At City Council's Nov. 8 meeting, Mayor Pro Tem Jackie Goodman had offered a motion applying height and site-area standards closer to MF-4, a designation that limits the number of units to 54 per acre. Council approved this unanimously, seconding earlier recommendations for less density by the Zoning and Platting Commission and the Planning Commission. But on Jan. 10, after dozens of NUNA members and other neighborhood advocates testified against MF-6, Goodman and Daryl Slusher joined Mayor Gus Garcia and Danny Thomas in supporting Will Wynn's motion to approve a "conditional" MF-6, as recommended by city staff. The one thing both parties agreed upon was a 500-resident cap, Goodman said, "and that's what my original motion was a shot at. It didn't really matter that the zoning in that motion didn't change the MF-6 designation, because the development standards were MF-4." Under city staff guidelines, the maximum number of Villas units will remain 150, with a 60-foot height cap.
Despite neighborhood outrage (see "Postmarks" this week and last), Goodman denies reversing her position. "I didn't switch," she insists. "First reading was still MF-6, [but the developers] just couldn't do MF-6 ... It's very easy, apparently, to misperceive what's happening." Nothing's final until the third required reading and vote, she adds; council will likely conduct a second reading at its Feb. 14 meeting.
Yet members of NUNA, Eastwoods, and other nearby NAs remain angry at Goodman and Slusher, who seconded Wynn's motion. NUNA President Jerry Roemisch and other NUNA members say they met with the mayor and every council member but Thomas (whose aide met with the group), and they believed they had commitments from a majority. "It seems there's an evolution towards moving away from pro-neighborhood rhetoric to moving towards the financial powers -- even Garcia," Roemisch said.
Slusher says he never promised NUNA he would oppose MF-6. "My practice is, I don't say how I'm going to vote on a case until all the evidence is in," he said. "I don't think it's appropriate. I think I told them that." The need for more student housing near UT prompted Slusher to vote for the higher density, he says, adding that he will continue to examine the project. "If you can have high density anywhere, it can be there," Slusher said. "But I wouldn't vote to put something like that further north, nearer the neighborhood."

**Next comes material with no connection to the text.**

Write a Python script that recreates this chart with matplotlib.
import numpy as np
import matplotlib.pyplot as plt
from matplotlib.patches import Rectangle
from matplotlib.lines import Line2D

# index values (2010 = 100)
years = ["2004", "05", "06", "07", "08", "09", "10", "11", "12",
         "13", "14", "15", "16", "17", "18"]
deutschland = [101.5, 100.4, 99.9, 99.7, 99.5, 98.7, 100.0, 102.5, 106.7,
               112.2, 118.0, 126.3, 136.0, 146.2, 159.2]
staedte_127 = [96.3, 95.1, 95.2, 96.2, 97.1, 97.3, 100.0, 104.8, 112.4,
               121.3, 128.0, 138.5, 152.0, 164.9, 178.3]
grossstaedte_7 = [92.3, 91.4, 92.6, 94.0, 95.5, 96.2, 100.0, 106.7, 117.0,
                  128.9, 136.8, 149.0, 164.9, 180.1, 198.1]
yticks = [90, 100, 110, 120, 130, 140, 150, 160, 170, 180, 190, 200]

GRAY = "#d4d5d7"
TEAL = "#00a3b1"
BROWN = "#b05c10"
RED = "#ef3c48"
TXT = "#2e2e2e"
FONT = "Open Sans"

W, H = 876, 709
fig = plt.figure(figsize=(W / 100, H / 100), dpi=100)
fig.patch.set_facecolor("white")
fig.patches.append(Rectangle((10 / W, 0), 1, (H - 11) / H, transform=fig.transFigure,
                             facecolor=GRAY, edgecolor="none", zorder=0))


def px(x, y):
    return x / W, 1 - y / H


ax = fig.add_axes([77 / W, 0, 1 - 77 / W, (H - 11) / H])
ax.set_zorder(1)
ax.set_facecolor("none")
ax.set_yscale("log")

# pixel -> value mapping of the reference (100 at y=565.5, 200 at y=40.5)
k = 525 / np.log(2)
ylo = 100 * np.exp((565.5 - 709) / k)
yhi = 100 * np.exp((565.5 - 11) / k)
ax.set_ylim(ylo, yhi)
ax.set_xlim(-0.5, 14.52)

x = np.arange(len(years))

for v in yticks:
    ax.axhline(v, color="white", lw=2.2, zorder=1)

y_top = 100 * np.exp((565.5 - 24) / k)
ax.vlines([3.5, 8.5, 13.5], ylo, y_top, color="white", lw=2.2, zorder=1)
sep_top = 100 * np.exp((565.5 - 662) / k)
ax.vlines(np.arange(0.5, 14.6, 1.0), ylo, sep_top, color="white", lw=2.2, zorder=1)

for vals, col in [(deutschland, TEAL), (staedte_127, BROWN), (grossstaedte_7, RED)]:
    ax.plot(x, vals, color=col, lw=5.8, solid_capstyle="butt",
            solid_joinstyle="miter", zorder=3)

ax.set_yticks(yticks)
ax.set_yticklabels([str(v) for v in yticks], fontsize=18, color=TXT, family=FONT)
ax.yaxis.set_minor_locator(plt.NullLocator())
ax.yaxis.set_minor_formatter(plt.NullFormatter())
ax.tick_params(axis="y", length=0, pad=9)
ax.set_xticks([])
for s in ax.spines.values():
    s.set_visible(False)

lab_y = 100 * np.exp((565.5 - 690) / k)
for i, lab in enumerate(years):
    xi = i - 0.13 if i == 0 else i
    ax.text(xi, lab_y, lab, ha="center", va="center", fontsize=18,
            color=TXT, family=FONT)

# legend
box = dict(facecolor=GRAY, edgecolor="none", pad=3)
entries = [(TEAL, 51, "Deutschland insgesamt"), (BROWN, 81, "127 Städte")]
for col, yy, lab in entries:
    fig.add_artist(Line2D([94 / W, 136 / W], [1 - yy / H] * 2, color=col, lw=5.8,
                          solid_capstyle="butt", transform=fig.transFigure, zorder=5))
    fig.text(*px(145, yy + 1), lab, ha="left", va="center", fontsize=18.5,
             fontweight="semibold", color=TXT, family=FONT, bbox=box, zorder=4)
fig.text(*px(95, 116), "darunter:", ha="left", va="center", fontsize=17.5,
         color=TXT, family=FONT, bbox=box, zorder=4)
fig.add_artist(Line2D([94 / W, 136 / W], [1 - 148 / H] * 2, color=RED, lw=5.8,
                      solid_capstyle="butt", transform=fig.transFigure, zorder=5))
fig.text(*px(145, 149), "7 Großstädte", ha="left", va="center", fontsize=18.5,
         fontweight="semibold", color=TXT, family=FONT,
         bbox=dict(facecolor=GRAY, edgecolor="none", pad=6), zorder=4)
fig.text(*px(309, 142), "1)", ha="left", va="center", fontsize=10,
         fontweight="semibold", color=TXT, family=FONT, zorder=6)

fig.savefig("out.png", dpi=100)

Villas project consultant Mike McHone says he opposes building MF-6 projects between single-family homes, but isn't against density in principle. He was also project consultant for one of the two other MF-6 cases, located in West Campus. "I think there was an unrealistic expectation by some of the neighbors who are very remote to this actual location that the project would be built a certain way," he said. No street connects the Villa site to the bulk of the North University neighborhood, McHone argues, and parkland separates it from the area where most Villa opponents live.
"It's much better to have apartments on the site than a hotel, fast-food restaurant, or other commercial development hat would really make it impossible to live there," McHone reasons. "My office is next to a McDonald's. It's amazing how many people drive through here." By providing fewer parking spaces than beds, the Villas partners hope to encourage student residents to stop relying on cars. "If we're trying to build a city that has people walking or biking to work or school, then we're failing," McHone says.

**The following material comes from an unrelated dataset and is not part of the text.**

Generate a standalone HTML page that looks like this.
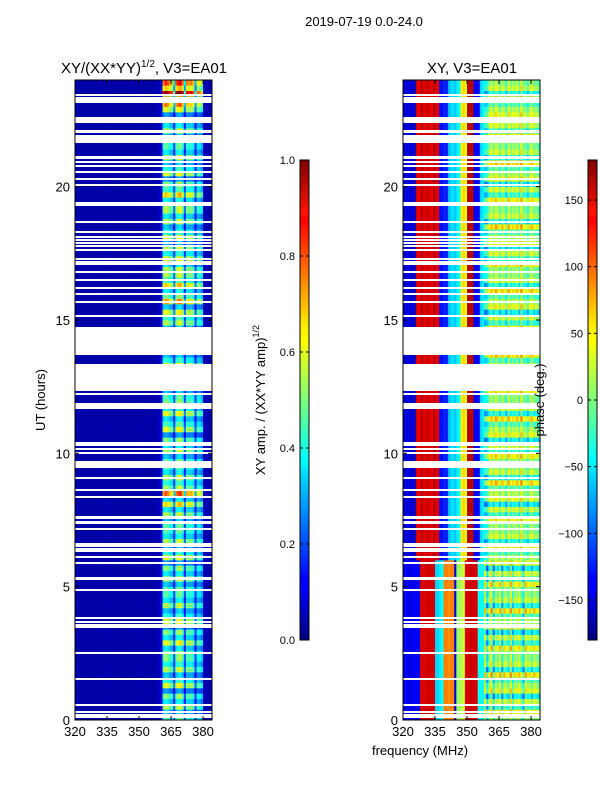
<!DOCTYPE html>
<html><head><meta charset="utf-8">
<style>
html,body{margin:0;padding:0;background:#fff;}
svg{display:block;font-family:"Liberation Sans","DejaVu Sans",sans-serif;}
</style></head>
<body>
<svg id="chart" width="600" height="800" viewBox="0 0 600 800">
  <defs>
    <linearGradient id="jetV" x1="0" y1="1" x2="0" y2="0">
      <stop offset="0" stop-color="#00007f"/>
      <stop offset="0.11" stop-color="#0000ff"/>
      <stop offset="0.125" stop-color="#0000ff"/>
      <stop offset="0.34" stop-color="#00d4ff"/>
      <stop offset="0.375" stop-color="#0ff"/>
      <stop offset="0.5" stop-color="#7dff7a"/>
      <stop offset="0.625" stop-color="#ff0"/>
      <stop offset="0.66" stop-color="#ffe600"/>
      <stop offset="0.875" stop-color="#f00"/>
      <stop offset="0.89" stop-color="#ff1300"/>
      <stop offset="1" stop-color="#7f0000"/>
    </linearGradient>
  </defs>
  <text x="364" y="26" font-size="13" text-anchor="middle">2019-07-19 0.0-24.0</text>
  <g id="leftCells"></g>
  <g id="rightCells"></g>
  <g id="gapsG"></g>
  <g id="axesG"></g>
  <text x="144" y="73" font-size="15" text-anchor="middle">XY/(XX*YY)<tspan font-size="10" dy="-6">1/2</tspan><tspan dy="6">, V3=EA01</tspan></text>
  <text x="472" y="73" font-size="15" text-anchor="middle">XY, V3=EA01</text>
  <text transform="translate(45,400) rotate(-90)" font-size="13" text-anchor="middle">UT (hours)</text>
  <text x="420" y="755" font-size="13" text-anchor="middle">frequency (MHz)</text>
  <text transform="translate(265,400) rotate(-90)" font-size="13" text-anchor="middle">XY amp. / (XX*YY amp)<tspan font-size="9" dy="-6">1/2</tspan></text>
  <text transform="translate(544,400) rotate(-90)" font-size="13" text-anchor="middle">phase (deg.)</text>
  <rect x="300" y="160" width="9" height="480" fill="url(#jetV)" stroke="#000" stroke-width="1"/>
  <rect x="588" y="160" width="9" height="480" fill="url(#jetV)" stroke="#000" stroke-width="1"/>
  <g id="cbG"></g>
</svg>
<script>
// ---- data ----
const freqs = [];                 // 1 MHz channels 320..383
for (let f = 320; f <= 383; f++) freqs.push(f);
const ampProfile = [0.04,0.04,0.04,0.04,0.04,0.04,0.04,0.04,0.04,0.04,0.04,0.04,0.04,0.04,0.04,0.05,0.04,0.04,0.04,0.04,
  0.04,0.04,0.04,0.04,0.04,0.04,0.04,0.04,0.04,0.04,0.05,0.04,0.04,0.04,0.04,0.04,0.04,0.04,0.05,0.06,
  0.09,0.42,0.48,0.45,0.4,0.38,0.2,0.45,0.48,0.5,0.42,0.2,0.42,0.4,0.42,0.38,0.18,0.36,0.35,0.3,0.05,0.05,0.05,0.05];
const phaseUpper = [-150,-150,-145,-150,-155,-150,150,140,160,150,145,155,150,140,160,150,145,-130,-130,-120,-130,
  -70,-60,-55,-65,-50,-40,50,60,45,160,165,155,-140,-140,-135,-60,-50,-45,-35,
  0,20,-10,30,10,-20,20,0,-30,30,-10,10,0,20,-20,40,-10,0,-30,10,20,-10,0,-20];
const phaseLower = [-140,-140,-140,-145,-140,-135,-140,-140,150,150,145,155,150,150,150,-60,-60,-50,-40,90,90,85,90,90,
  -150,10,10,20,30,150,150,155,150,150,150,-40,-40,-40,
  20,-60,0,40,-50,10,-10,30,-40,20,0,-20,40,-30,10,0,20,-10,-50,30,0,10,-20,20,0,-10];
const rowAmpPattern = [1.0,0.7,1.2,0.8,1.1,0.6,1.3,0.9,0.7,1.2,0.8,1.0];
const rowPhasePattern = [0,40,-30,20,-50,30,10,-20,50,-40,20,0];
const hourBoost = [1,1,1.1,1,1,1,1,1,1.3,1,1,1.1,1,1,1,1.2,1.2,1.1,1,1.2,1,1,1,1.8];
const gapCenters = [0.11,0.19,0.3,0.56,1.54,2.51,3.49,3.56,3.67,3.82,4.87,5.32,5.89,6.11,6.37,6.52,6.6,7.16,7.42,7.6,
  8.36,8.62,9.07,9.57,10.01,10.16,10.31,10.39,11.7,11.77,11.85,12.22,12.85,14.2,15.15,15.67,16.0,16.2,16.5,16.8,
  17.1,17.17,17.29,17.62,17.77,17.89,18.0,18.11,18.3,18.67,19.31,19.39,20.06,20.29,20.55,20.77,20.92,21.1,
  21.67,21.75,21.82,21.9,22.05,22.42,22.5,22.57,23.24,23.43];
const gapWidths = [0.06,0.06,0.08,0.06,0.06,0.06,0.06,0.06,0.06,0.06,0.06,0.12,0.06,0.06,0.14,0.06,0.06,0.06,0.12,0.12,
  0.06,0.08,0.06,0.25,0.06,0.06,0.06,0.06,0.06,0.06,0.06,0.06,1.02,1.05,0.08,0.06,0.06,0.06,0.06,0.06,
  0.06,0.06,0.06,0.06,0.06,0.06,0.06,0.06,0.06,0.06,0.06,0.06,0.06,0.06,0.06,0.06,0.06,0.1,
  0.06,0.06,0.06,0.06,0.12,0.06,0.06,0.06,0.24,0.06];
const hourTicks = [0,5,10,15,20];
const freqTicks = [320,335,350,365,380];
const ampTicks = [0.0,0.2,0.4,0.6,0.8,1.0];
const phaseTicks = [-150,-100,-50,0,50,100,150];

// ---- scales ----
const T0 = 80, T1 = 720, FMIN = 320, FMAX = 384.2;
const yS = h => T1 - (h / 24) * (T1 - T0);
const xS = (x0, f) => x0 + (f - FMIN) / (FMAX - FMIN) * 137;
const LX = 75, RX = 403;
function jet(v){
  v = Math.max(0, Math.min(1, v));
  const r = Math.max(0, Math.min(1, 1.5 - Math.abs(4*v - 3)));
  const g = Math.max(0, Math.min(1, 1.5 - Math.abs(4*v - 2)));
  const b = Math.max(0, Math.min(1, 1.5 - Math.abs(4*v - 1)));
  return `rgb(${Math.round(r*255)},${Math.round(g*255)},${Math.round(b*255)})`;
}
const NS = 'http://www.w3.org/2000/svg';
function mk(tag, attrs, parent){
  const e = document.createElementNS(NS, tag);
  for (const k in attrs) e.setAttribute(k, attrs[k]);
  parent.appendChild(e); return e;
}
const leftG = document.getElementById('leftCells');
const rightG = document.getElementById('rightCells');
const gapsG = document.getElementById('gapsG');
const axesG = document.getElementById('axesG');
const cbG = document.getElementById('cbG');

const DH = 0.2;
const nRows = Math.round(24 / DH);
for (let r = 0; r < nRows; r++) {
  const h0 = r * DH, h1 = h0 + DH;
  const ya = yS(h1), yb = yS(h0);
  const hb = hourBoost[Math.floor(h0)];
  const ra = rowAmpPattern[r % rowAmpPattern.length];
  const rp = rowPhasePattern[r % rowPhasePattern.length];
  for (let c = 0; c < freqs.length; c++) {
    const f = freqs[c];
    let a = ampProfile[c];
    if (a > 0.15) a = a * ra * hb;
    const c1 = mk('rect', {x: xS(LX, f).toFixed(2), y: ya.toFixed(2), width: (xS(LX, f+1) - xS(LX, f) + 0.3).toFixed(2), height: (yb - ya + 0.3).toFixed(2), fill: jet(a)}, leftG);
    
    
    let p = (h0 < 6 ? phaseLower : phaseUpper)[c];
    if (f >= 358) p = p + rp;
    p = Math.max(-180, Math.min(180, p));
    const c2 = mk('rect', {x: xS(RX, f).toFixed(2), y: ya.toFixed(2), width: (xS(RX, f+1) - xS(RX, f) + 0.3).toFixed(2), height: (yb - ya + 0.3).toFixed(2), fill: jet((p + 180) / 360)}, rightG);
    
    
  }
}
[LX, RX].forEach(x0 => {
  const cl = mk('rect', {x: x0 + 137, y: T0, width: 20, height: T1 - T0, fill: '#fff'}, gapsG);
  
  
});
for (let i = 0; i < gapCenters.length; i++) {
  const ya = yS(gapCenters[i] + gapWidths[i] / 2), yb = yS(gapCenters[i] - gapWidths[i] / 2);
  [LX, RX].forEach(x0 => {
    const g = mk('rect', {x: x0, y: Math.round(ya), width: 137, height: Math.max(2, Math.round(yb - ya)), fill: '#fff'}, gapsG);
    
    
  });
}
[LX, RX].forEach((x0, pi) => {
  const fr = mk('rect', {x: x0, y: T0, width: 137, height: T1 - T0, fill: 'none', stroke: '#000', 'stroke-width': 1}, axesG);
  
  
  hourTicks.forEach(h => {
    const y = yS(h);
    mk('line', {x1: x0, x2: x0 + 4, y1: y, y2: y, stroke: '#000'}, axesG);
    mk('line', {x1: x0 + 137, x2: x0 + 133, y1: y, y2: y, stroke: '#000'}, axesG);
    const t = mk('text', {x: x0 - 5, y: y + 5, 'font-size': 13, 'text-anchor': 'end'}, axesG);
    t.textContent = h;
    
    
  });
  freqTicks.forEach(f => {
    const x = xS(x0, f);
    mk('line', {x1: x, x2: x, y1: T1, y2: T1 - 4, stroke: '#000'}, axesG);
    mk('line', {x1: x, x2: x, y1: T0, y2: T0 + 4, stroke: '#000'}, axesG);
    const t = mk('text', {x: x, y: T1 + 16, 'font-size': 13, 'text-anchor': 'middle'}, axesG);
    t.textContent = f;
    
    
  });
});
ampTicks.forEach(v => {
  const y = 640 - v * 480;
  mk('line', {x1: 300, x2: 303, y1: y, y2: y, stroke: '#000'}, cbG);
  mk('line', {x1: 309, x2: 306, y1: y, y2: y, stroke: '#000'}, cbG);
  const t = mk('text', {x: 295, y: y + 4, 'font-size': 11, 'text-anchor': 'end'}, cbG);
  t.textContent = v.toFixed(1);
  
  
});
phaseTicks.forEach(v => {
  const y = 640 - (v + 180) / 360 * 480;
  mk('line', {x1: 588, x2: 591, y1: y, y2: y, stroke: '#000'}, cbG);
  mk('line', {x1: 597, x2: 594, y1: y, y2: y, stroke: '#000'}, cbG);
  const t = mk('text', {x: 583, y: y + 4, 'font-size': 11, 'text-anchor': 'end'}, cbG);
  t.textContent = v < 0 ? '\u2212' + Math.abs(v) : v;
  
  
});
</script>
</body></html>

Goodman says she agrees with NUNA that putting more daytime traffic in the Hemphill Park area is "not a good planning goal," but points out that neither UT nor the students are going away. "When the neighborhood street parking was so out of control, and NUNA wanted a resident-only parking program for the neighborhood, I pushed that through," she said.
Not allowing apartments close to UT suggests that more students will have to live elsewhere and drive to class, Goodman continued -- "also not a good urban planning goal. If you have more multi-family, but not on a street like Guadalupe, then where else will they be proposed but further into the more single-family neighborhoods, as they have been in the past? That means more pressure on NUNA, Eastwoods, etc."
Yet rumor has it that another developer who owns tracts on West 31st might try to introduce MF-6 among NUNA's single-family homes. Without an official neighborhood plan, Roemisch and others fear an onslaught of developers will soon look to build their own Villas -- and bring along the accompanying traffic. "We need to go toward planned neighborhoods," Roemisch concluded, "rather than just plan for individual buildings."